Patrick Errard ne mâche pas ses mots. Le président du Leem, syndicat des industriels du médicament, présentait ce lundi une campagne à destination du grand public. Quinze ans que le secteur ne s’était pas exprimé auprès de Monsieur Tout-le-Monde. Autant d’années passées à mesurer le sentiment de défiance qui s’est installé dans la population envers les entreprises du médicament.
Des intentions louables
Sondage BVA à l’appui, le Leem a voulu combler une demande : neuf Français sur dix attendent des laboratoires pharmaceutiques « plus de communication sur leurs recherches et découvertes ». La campagne s’inspire de ce constat. Elle s’affichera dans le métro, à la télévision, dans la presse écrite. « La maladie ne dort jamais, nous non plus », scande le slogan, flanqué d’un hashtag #SansRépit.
« Les femmes et les hommes qui travaillent dans la santé sont mus par une philosophie, une volonté d’être utiles », a insisté Patrick Errard, en se rappelant à son souvenir la sortie de ces traitements qui ont bouleversé la médecine et la survie des patients – le taxotère, l’imatinib, le nivolumab, la cyclosporine...
La campagne insistera donc sur les nouveaux traitements à l’étude dans une dizaine de pathologies – celles qui inquiètent le plus les Français, cancers et Alzheimer en tête. Elle mettra en avant les intentions louables des employés de l’industrie pharmaceutique, « pour que le médicament et l’innovation ne soient plus vus qu’au travers de l’attaque ». Mais en évitant soigneusement les sujets qui fâchent.
"Trop technique"
C’est là le talon d’Achille de cette campagne. Tant qu’à interroger les Français sur leur perception de l’industrie et des médicaments, le Leem aurait pu brasser les sujets qui les préoccupent : la question de la transparence, la fixation du prix des médicaments, notamment des thérapies innovantes, dont les coûts représentent un défi pour la Sécurité Sociale – en témoigne encore le dernier rapport de la Cour des Comptes.

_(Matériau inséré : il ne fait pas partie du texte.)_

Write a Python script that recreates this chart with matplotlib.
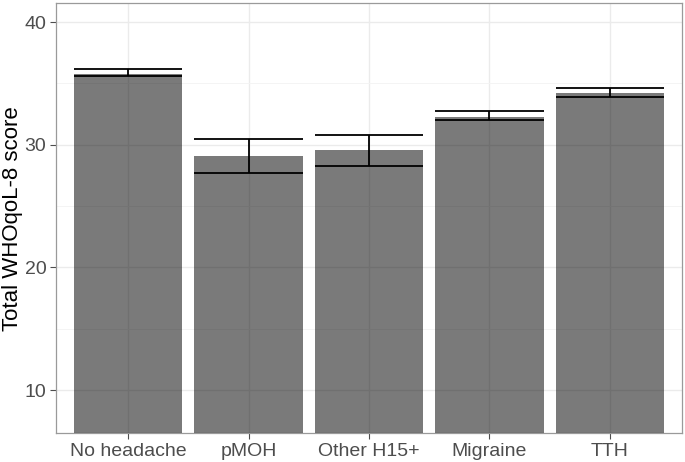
import matplotlib.pyplot as plt
import numpy as np

plt.rcParams['font.family'] = ['Liberation Sans', 'DejaVu Sans']

# ── Data ──
groups = ["No headache", "pMOH", "Other H15+", "Migraine", "TTH"]
mean_score = np.array([35.76, 29.10, 29.60, 32.28, 34.24])
ci_low = np.array([35.57, 27.72, 28.26, 32.01, 33.91])
ci_high = np.array([36.17, 30.46, 30.82, 32.77, 34.60])

# ── Figure ──
fig = plt.figure(figsize=(6.85, 4.62), dpi=100)
ax = fig.add_axes([0.0818, 0.0621, 0.9138, 0.9314])

x = np.arange(len(groups))
bar_w = 0.9

# error bars first so the translucent bars sit on top
ax.vlines(x, ci_low, ci_high, color="black", lw=1.3, zorder=2)
ax.hlines(ci_low, x - bar_w / 2, x + bar_w / 2, color="black", lw=1.3, zorder=2)
ax.hlines(ci_high, x - bar_w / 2, x + bar_w / 2, color="black", lw=1.3, zorder=2)

ax.bar(x, mean_score, width=bar_w, color="black", alpha=0.52,
       linewidth=0, zorder=3)

ax.set_xlim(-0.6, len(groups) - 0.4)
ax.set_ylim(6.47, 41.55)
ax.set_xticks(x)
ax.set_xticklabels(groups)
ax.set_yticks([10, 20, 30, 40])
ax.set_yticks([15, 25, 35], minor=True)
ax.set_ylabel("Total WHOqoL-8 score", fontsize=16, color="black")
ax.yaxis.set_label_coords(-0.053, 0.5)

# ── theme_bw look ──
ax.grid(True, which="major", color="#EBEBEB", lw=1.0, zorder=0)
ax.grid(True, which="minor", axis="y", color="#F3F3F3", lw=0.6, zorder=0)
ax.set_axisbelow(True)
ax.tick_params(axis="both", which="major", labelsize=14, colors="#4D4D4D",
               length=4, width=0.8, pad=3)
ax.tick_params(axis="both", which="minor", length=0)
for s in ax.spines.values():
    s.set_color("#9A9A9A")
    s.set_linewidth(0.9)

fig.savefig("out.png", dpi=100)
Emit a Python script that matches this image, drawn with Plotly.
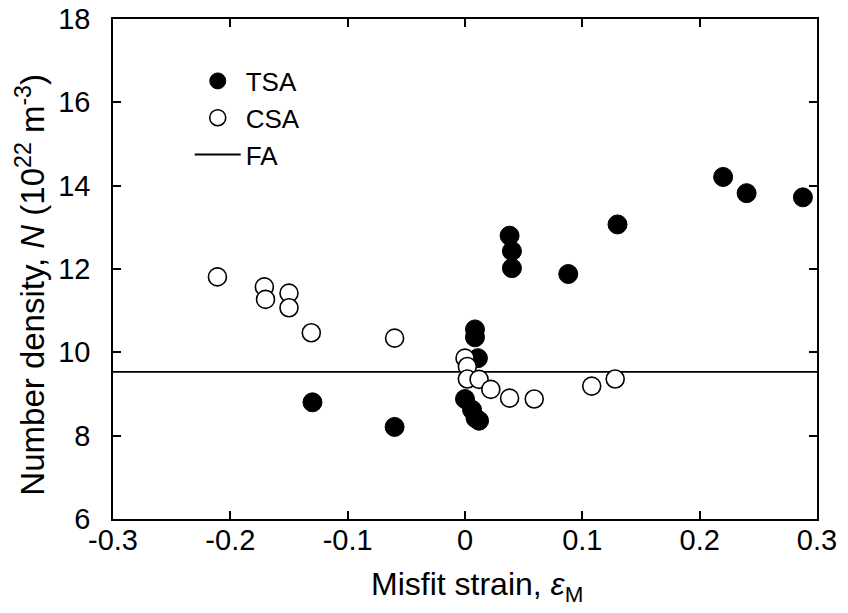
import plotly.graph_objects as go

# TSA (filled circles)
tsa_x = [-0.13, -0.06, 0.0085, 0.0085, 0.011, 0.0, 0.006, 0.009, 0.012,
         0.038, 0.040, 0.040, 0.088, 0.130, 0.220, 0.240, 0.288]
tsa_y = [8.80, 8.21, 10.55, 10.36, 9.86, 8.88, 8.62, 8.42, 8.36,
         12.80, 12.43, 12.02, 11.88, 13.07, 14.21, 13.82, 13.72]

# CSA (open circles)
csa_x = [-0.211, -0.171, -0.170, -0.150, -0.150, -0.131, -0.060,
         0.0, 0.002, 0.002, 0.012, 0.022, 0.038, 0.059, 0.108, 0.128]
csa_y = [11.81, 11.57, 11.27, 11.42, 11.07, 10.47, 10.34,
         9.86, 9.66, 9.36, 9.35, 9.11, 8.90, 8.88, 9.19, 9.36]

# FA (horizontal line)
fa_x = [-0.3, 0.3]
fa_y = [9.53, 9.53]

x_ticks = [-0.3, -0.2, -0.1, 0, 0.1, 0.2, 0.3]
x_tick_text = ["-0.3", "-0.2", "-0.1", "0", "0.1", "0.2", "0.3"]
y_ticks = [6, 8, 10, 12, 14, 16, 18]
y_tick_text = ["6", "8", "10", "12", "14", "16", "18"]

x_title = "Misfit strain, <i>ε</i><sub>M</sub>"
y_title = "Number density, <i>N</i> (10<sup>22</sup> m<sup>-3</sup>)"

FONT = "Liberation Sans, Arial, sans-serif"

fig = go.Figure()
fig.add_trace(go.Scatter(x=fa_x, y=fa_y, mode="lines", name="FA",
                         line=dict(color="black", width=1.8), legendrank=3))
fig.add_trace(go.Scatter(x=tsa_x, y=tsa_y, mode="markers", name="TSA",
                         marker=dict(symbol="circle", size=19, color="black",
                                     line=dict(color="black", width=1)),
                         legendrank=1))
fig.add_trace(go.Scatter(x=csa_x, y=csa_y, mode="markers", name="CSA",
                         marker=dict(symbol="circle", size=18, color="white",
                                     line=dict(color="black", width=1.6)),
                         legendrank=2))

axis_common = dict(showline=True, linecolor="black", linewidth=1.5, mirror="ticks",
                   ticks="inside", ticklen=8, tickwidth=1.5, tickcolor="black",
                   showgrid=False, zeroline=False, automargin=False,
                   tickfont=dict(family=FONT, size=29, color="black"))

fig.update_layout(
    width=848, height=613,
    margin=dict(l=113, r=31, t=19, b=94),
    paper_bgcolor="white", plot_bgcolor="white",
    font=dict(family=FONT, color="black"),
    showlegend=True,
    legend=dict(x=0.109, y=0.923, xanchor="left", yanchor="top",
                bgcolor="rgba(0,0,0,0)", font=dict(family=FONT, size=26, color="black"),
                itemwidth=46, traceorder="normal"),
    xaxis=dict(range=[-0.3, 0.3], tickvals=x_ticks, ticktext=x_tick_text,
               ticklabelstandoff=-6, **axis_common),
    yaxis=dict(range=[6, 18], tickvals=y_ticks, ticktext=y_tick_text,
               ticklabelstandoff=15, **axis_common),
    annotations=[
        dict(text=x_title, xref="paper", yref="paper", x=0.517, y=-0.134,
             xanchor="center", yanchor="middle", showarrow=False,
             font=dict(family=FONT, size=32, color="black")),
        dict(text=y_title, xref="paper", yref="paper", x=-0.117, y=0.468,
             xanchor="center", yanchor="middle", showarrow=False, textangle=-90,
             font=dict(family=FONT, size=33, color="black")),
    ],
)

fig.write_html("out.html", config={"displayModeBar": False},
               post_script="document.body.style.margin='0';document.body.style.overflow='hidden';")
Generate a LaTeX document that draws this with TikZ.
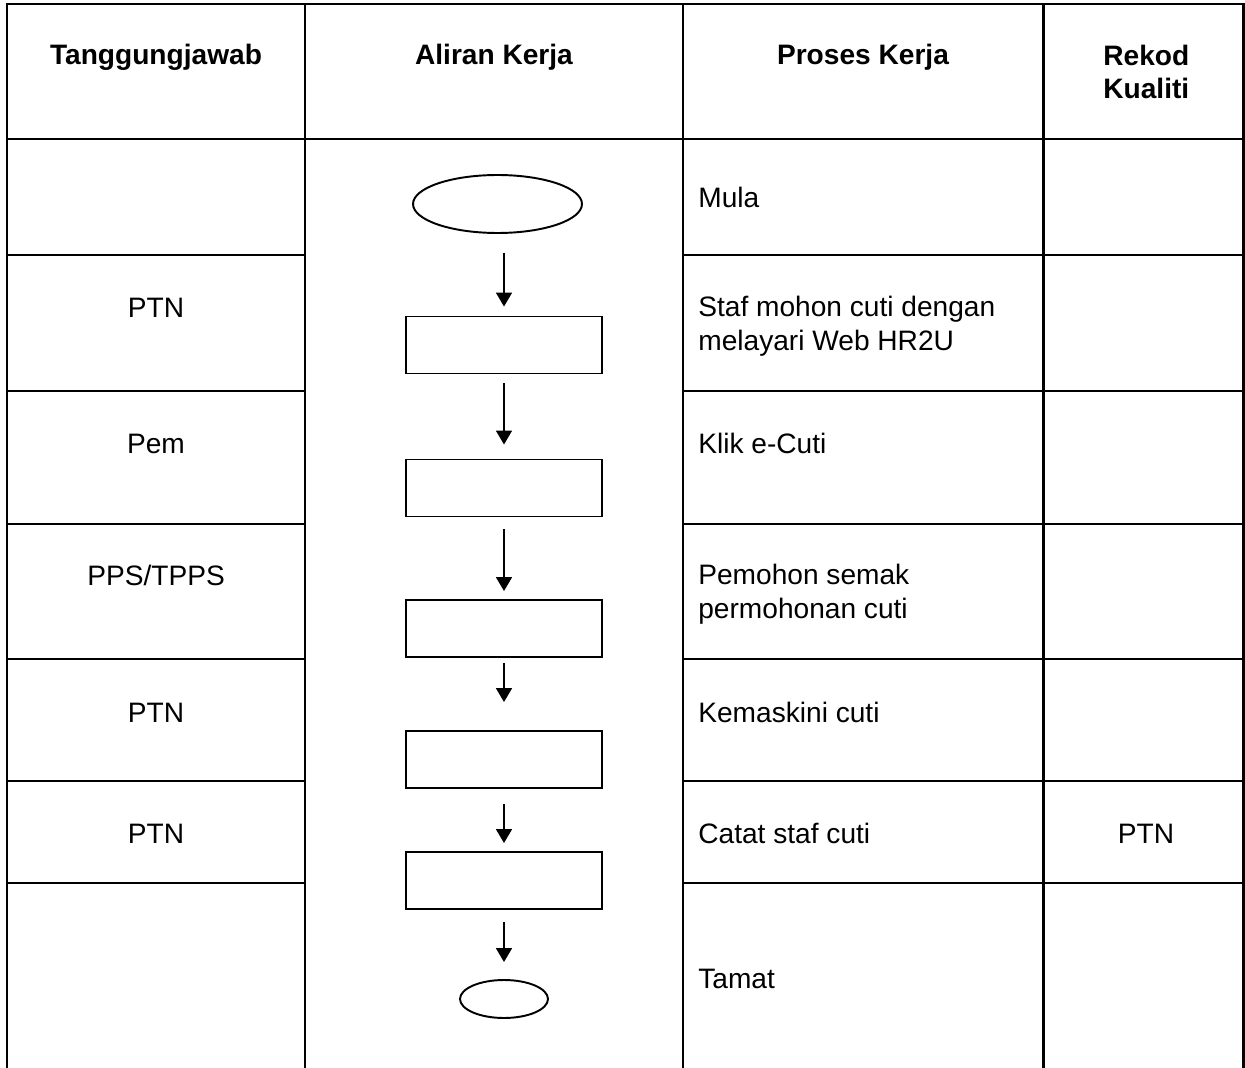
\documentclass[tikz,border=0pt]{standalone}
\usepackage{fontspec}
\setmainfont{Liberation Sans}
\usetikzlibrary{arrows.meta,positioning,shapes.geometric}

\tikzset{
  grid/.style={line width=1.7pt},
  head/.style={font=\fontsize{16}{18.8}\selectfont\bfseries,inner sep=0pt,align=left},
  body/.style={font=\fontsize{16}{18.8}\selectfont,inner sep=0pt,align=left},
  stepbox/.style={draw,line width=1.1pt,minimum width=3.92cm,minimum height=1.14cm,inner sep=0pt},
  terminal/.style={draw,ellipse,line width=1.1pt,inner sep=0pt},
  flow/.style={line width=1pt,-{Triangle[length=0.28cm,width=0.32cm]}}
}

\begin{document}
\begin{tikzpicture}[x=0.02cm,y=-0.02cm]
  \useasboundingbox (0,0) rectangle (1245,1068);
  % table frame and columns
  \draw[grid] (7,1072) -- (7,4) -- (1243,4) -- (1243,1072);
  \foreach \x in {305,683,1043}
    \draw[grid] (\x,4) -- (\x,1072);
  \draw[grid] (7,139) -- (1243,139);
  % row rules (the flow column has none)
  \foreach \y in {255,391,524,659,781,883}{
    \draw[grid] (7,\y) -- (305,\y);
    \draw[grid] (683,\y) -- (1243,\y);
  }
  % headings (two-line nodes sit on their last line)
  \node[head,anchor=base] (hdresp) at (156,65) {Tanggungjawab};
  \node[head,anchor=base] (hdflow) at (494,65) {Aliran Kerja};
  \node[head,anchor=base] (hdproc) at (863,65) {Proses Kerja};
  \node[head,anchor=base west] (hdrec) at (1103,99) {Rekod\\Kualiti};
  % who is responsible
  \foreach \y/\t [count=\i] in {317/PTN, 453/Pem, 585/{PPS/TPPS}, 722/PTN, 843/PTN}
    \node[body,anchor=base] (resp\i) at (156,\y) {\t};
  % work steps
  \foreach \y/\t [count=\i] in {208/Mula, 350/{Staf mohon cuti dengan\\melayari Web HR2U},
      453/{Klik e-Cuti}, 618/{Pemohon semak\\permohonan cuti}, 722/{Kemaskini cuti},
      843/{Catat staf cuti}, 988/Tamat}
    \node[body,anchor=base west] (proc\i) at (698,\y) {\t};
  % quality record
  \node[body,anchor=base] (rec1) at (1146,843) {PTN};
  % flow chart
  \node[terminal,minimum width=3.38cm,minimum height=1.16cm] (start) at (497.5,204) {};
  \foreach \y [count=\i] in {345,488,628.5,759.5,880.5}
    \node[stepbox] (s\i) at (504,\y) {};
  \node[terminal,minimum width=1.76cm,minimum height=0.76cm] (stop) at (504,999) {};
  \foreach \a/\b/\p/\q in {start/s1/0.38/0.18, s1/s2/0.18/0.28, s2/s3/0.24/0.16,
      s3/s4/0.1/0.56, s4/s5/0.3/0.16, s5/stop/0.24/0.34}
    \draw[flow,shorten <=\p cm,shorten >=\q cm] (\a.south -| s1.north) -- (\b.north -| s1.north);
\end{tikzpicture}
\end{document}
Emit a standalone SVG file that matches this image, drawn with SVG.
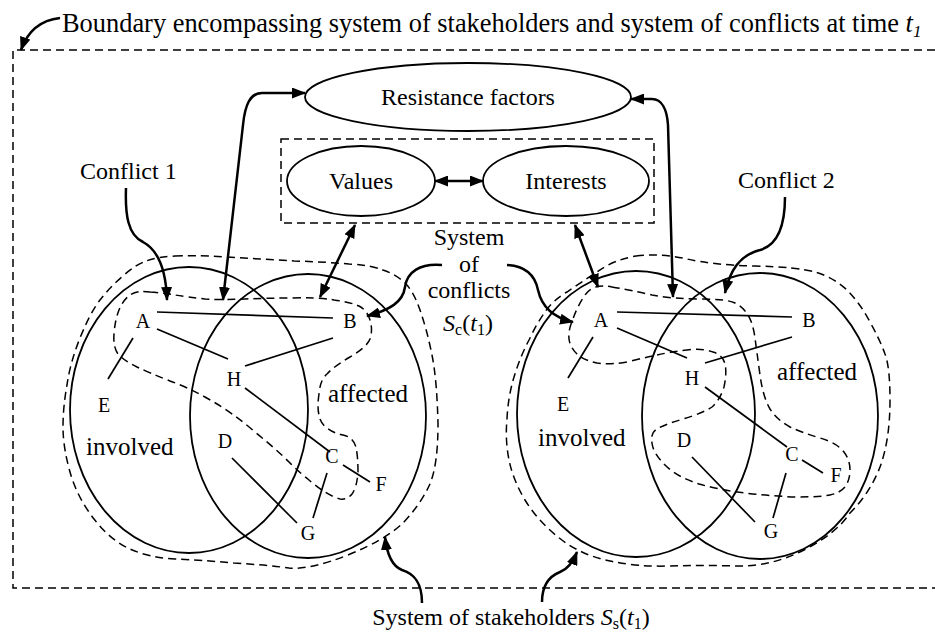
<svg xmlns="http://www.w3.org/2000/svg" width="935" height="634" viewBox="0 0 935 634">
<style>
text{font-family:"Liberation Serif","Times New Roman",serif;fill:#000}
.lbl{font-size:24px}
.nd{font-size:20px;text-anchor:middle}
.big{font-size:25px}
.ell{fill:none;stroke:#000;stroke-width:1.8}
.dash{fill:none;stroke:#000;stroke-width:1.5;stroke-dasharray:8 5}
.arr{fill:none;stroke:#000;stroke-width:2.5}
.ed{stroke:#000;stroke-width:1.7}
</style>
<defs>
<marker id="ah" viewBox="0 0 14 11" refX="13" refY="5.5" markerWidth="14" markerHeight="11" markerUnits="userSpaceOnUse" orient="auto-start-reverse"><path d="M0,0 L14,5.5 L0,11 z" fill="#000"/></marker>
</defs>
<rect width="935" height="634" fill="#fff"/>
<g id="boundary">
<path class="dash" d="M935,50 H13 V588 H935"/>
<text class="lbl" x="62" y="32" style="font-size:26.4px">Boundary encompassing system of stakeholders and system of conflicts at time <tspan font-style="italic">t</tspan><tspan font-style="italic" font-size="17" dy="5">1</tspan></text>
</g>
<g id="resistance">
<ellipse class="ell" cx="468" cy="97" rx="163" ry="34"/>
<text class="lbl" x="468" y="105" text-anchor="middle">Resistance factors</text>
</g>
<g id="values-interests-box">
<rect class="dash" x="281" y="139" width="373" height="84"/>
</g>
<g id="values">
<ellipse class="ell" cx="361" cy="181" rx="74" ry="35"/>
<text class="lbl" x="361" y="189" text-anchor="middle">Values</text>
</g>
<g id="interests">
<ellipse class="ell" cx="566" cy="181" rx="83" ry="35"/>
<text class="lbl" x="566" y="189" text-anchor="middle">Interests</text>
</g>
<g id="conflict1-label"><text class="lbl" x="80" y="179">Conflict 1</text></g>
<g id="conflict2-label"><text class="lbl" x="738" y="188">Conflict 2</text></g>
<g id="system-conflicts-label">
<text class="lbl" text-anchor="middle"><tspan x="469" y="245">System</tspan><tspan x="469" y="272">of</tspan><tspan x="469" y="298">conflicts</tspan></text>
<text class="lbl" x="468" y="331" text-anchor="middle"><tspan font-style="italic">S</tspan><tspan font-size="16" dy="4">c</tspan><tspan dy="-4">(</tspan><tspan font-style="italic">t</tspan><tspan font-size="16" dy="4">1</tspan><tspan dy="-4">)</tspan></text>
</g>
<g id="system-stakeholders-label">
<text class="lbl" x="511" y="625" text-anchor="middle">System of stakeholders <tspan font-style="italic">S</tspan><tspan font-size="16" dy="4">s</tspan><tspan dy="-4">(</tspan><tspan font-style="italic">t</tspan><tspan font-size="16" dy="4">1</tspan><tspan dy="-4">)</tspan></text>
</g>
<g id="venn-left">
<path class="dash" d="M175,256 Q193,255 226,257 Q260,259 294,261 Q327,262 349,264 Q370,265 383,270 Q395,274 404,282 Q413,290 420,310 Q427,330 432,355 Q437,380 438,424 Q438,467 429,486 Q420,505 403,523 Q385,540 348,555 Q310,570 289,568 Q267,565 234,563 Q200,560 175,559 Q150,558 130,549 Q110,540 94,519 Q77,497 70,472 Q63,447 63,427 Q63,407 67,385 Q70,363 80,338 Q90,313 100,300 Q110,287 123,276 Q135,265 146,261 Q157,257 175,256 Z"/>
<path class="dash" d="M150,292 Q163,293 175,295 Q187,297 205,299 Q223,300 245,299 Q267,298 292,298 Q317,297 334,300 Q350,302 359,306 Q367,310 370,320 Q373,330 370,339 Q367,347 350,357 Q333,367 327,374 Q320,380 319,394 Q317,407 319,415 Q320,423 327,428 Q333,433 343,435 Q353,437 356,447 Q358,457 358,472 Q357,487 352,494 Q347,500 340,499 Q333,497 325,492 Q317,487 309,480 Q300,473 289,462 Q277,450 255,432 Q233,413 212,401 Q190,388 170,381 Q150,373 137,367 Q123,360 118,354 Q113,347 114,334 Q115,320 119,310 Q123,300 130,295 Q137,290 150,292 Z"/>
<ellipse class="ell" cx="189" cy="410" rx="119" ry="143"/>
<ellipse class="ell" cx="308" cy="416" rx="118" ry="142"/>
<line class="ed" x1="157" y1="312" x2="333" y2="318"/>
<line class="ed" x1="157" y1="329" x2="228" y2="359"/>
<line class="ed" x1="333" y1="338" x2="245" y2="366"/>
<line class="ed" x1="133" y1="338" x2="108" y2="379"/>
<line class="ed" x1="245" y1="388" x2="330" y2="452"/>
<line class="ed" x1="343" y1="465" x2="370" y2="482"/>
<line class="ed" x1="327" y1="473" x2="313" y2="518"/>
<line class="ed" x1="232" y1="458" x2="297" y2="523"/>
<text class="nd" x="143" y="328">A</text>
<text class="nd" x="350" y="328">B</text>
<text class="nd" x="234" y="386">H</text>
<text class="nd" x="104" y="412">E</text>
<text class="nd" x="225" y="448">D</text>
<text class="nd" x="332" y="463">C</text>
<text class="nd" x="381" y="491">F</text>
<text class="nd" x="308" y="540">G</text>
<text class="big" x="86" y="455">involved</text>
<text class="big" x="328" y="402">affected</text>
</g>
<g id="venn-right">
<path class="dash" d="M636,256 Q660,253 687,259 Q713,265 755,266 Q797,267 815,272 Q833,277 847,290 Q860,303 870,322 Q880,340 885,354 Q890,367 890,400 Q890,440 880,467 Q870,493 850,513 Q837,533 804,550 Q770,567 737,566 Q703,565 670,566 Q637,567 610,561 Q580,555 558,537 Q537,520 525,500 Q513,480 509,460 Q505,440 507,419 Q508,397 514,377 Q520,357 529,340 Q537,323 545,312 Q553,300 567,292 Q580,283 597,272 Q613,260 636,256 Z"/>
<path class="dash" d="M612,287 Q630,290 652,295 Q673,299 700,299 Q727,299 735,303 Q743,307 748,315 Q753,323 755,338 Q757,353 760,375 Q763,397 770,409 Q777,420 790,427 Q803,433 820,438 Q837,443 844,452 Q850,460 850,470 Q850,480 845,487 Q840,493 830,495 Q820,497 795,497 Q770,496 745,493 Q720,490 699,484 Q677,477 665,465 Q653,453 652,443 Q650,433 657,429 Q663,425 683,419 Q703,413 712,407 Q720,400 724,387 Q727,373 725,364 Q723,355 713,352 Q703,348 687,350 Q670,352 657,355 Q643,358 627,362 Q610,365 597,363 Q583,360 577,354 Q570,347 569,339 Q568,330 573,319 Q577,307 585,295 Q593,283 612,287 Z"/>
<ellipse class="ell" cx="636" cy="414" rx="119" ry="143"/>
<ellipse class="ell" cx="760" cy="416" rx="118" ry="143"/>
<line class="ed" x1="617" y1="312" x2="792" y2="317"/>
<line class="ed" x1="617" y1="328" x2="687" y2="358"/>
<line class="ed" x1="792" y1="337" x2="705" y2="363"/>
<line class="ed" x1="593" y1="337" x2="568" y2="378"/>
<line class="ed" x1="705" y1="387" x2="787" y2="447"/>
<line class="ed" x1="802" y1="460" x2="823" y2="473"/>
<line class="ed" x1="786" y1="473" x2="773" y2="518"/>
<line class="ed" x1="692" y1="457" x2="755" y2="522"/>
<text class="nd" x="601" y="327">A</text>
<text class="nd" x="809" y="327">B</text>
<text class="nd" x="692" y="385">H</text>
<text class="nd" x="563" y="411">E</text>
<text class="nd" x="684" y="447">D</text>
<text class="nd" x="792" y="461">C</text>
<text class="nd" x="836" y="482">F</text>
<text class="nd" x="771" y="538">G</text>
<text class="big" x="538" y="446">involved</text>
<text class="big" x="777" y="380">affected</text>
</g>
<g id="connectors">
<path class="arr" d="M60,18 C42,20 28,30 21,50" marker-end="url(#ah)"/>
<path class="arr" d="M305,93 H262 C250,93 245,105 243,125 L223,300" marker-start="url(#ah)" marker-end="url(#ah)"/>
<path class="arr" d="M631,99 H652 C662,99 667,110 668,125 L673,297" marker-start="url(#ah)" marker-end="url(#ah)"/>
<path class="arr" d="M435,181 H483" marker-start="url(#ah)" marker-end="url(#ah)"/>
<path class="arr" d="M355,225 L320,297" marker-start="url(#ah)" marker-end="url(#ah)"/>
<path class="arr" d="M575,225 L598,287" marker-start="url(#ah)" marker-end="url(#ah)"/>
<path class="arr" d="M126,188 C125,215 128,235 143,242 C158,250 166,270 167,300" marker-end="url(#ah)"/>
<path class="arr" d="M785,197 C785,225 778,245 760,250 C740,255 730,270 725,293" marker-end="url(#ah)"/>
<path class="arr" d="M442,265 C420,263 407,272 405,287 C403,302 390,310 367,316" marker-end="url(#ah)"/>
<path class="arr" d="M507,265 C525,266 535,275 538,290 C542,308 555,318 573,322" marker-end="url(#ah)"/>
<path class="arr" d="M422,603 C422,580 412,573 402,570 C392,566 387,555 385,537" marker-end="url(#ah)"/>
<path class="arr" d="M542,602 C542,585 550,576 560,572 C568,569 573,562 577,552" marker-end="url(#ah)"/>
</g>
</svg>
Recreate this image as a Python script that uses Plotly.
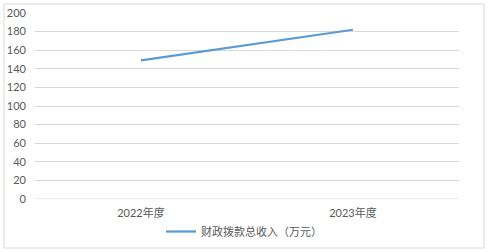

Mais ce n’était pas là des sujets prioritaires, pour le syndicat. Trop technique, trop complexe, a expliqué Patrick Errard, qui déplore que l’ « on ne parle des médicaments qu’au travers des prix et de l’opacité » et qui estime qu’il existe « un problème de confiance d’ordre émotionnel, sur lequel il faut envisager un message émotionnel ». L’heure n’est pas à l’explication de texte, en somme, mais à la prise de contact amicale.
Le président du Leem a toutefois voulu rassurer. « Cette campagne n’est pas exclusive, ce n’est pas ceci à la place de cela, a-t-il expliqué à Pourquoi Docteur. C’est un préalable pour rentrer dans une communication plus technique et rationnelle, plus pédagogique. Mais je reste convaincu que s’il n’y a pas une forme d’humanisation de ceux qui communiquent, s’il n’y a pas une charge émotionnelle et un message de confiance entre les industriels du médicament et la société civile, alors tout ce que l’on pourra dire de plus rationnel et documenté ne sera pas audible ».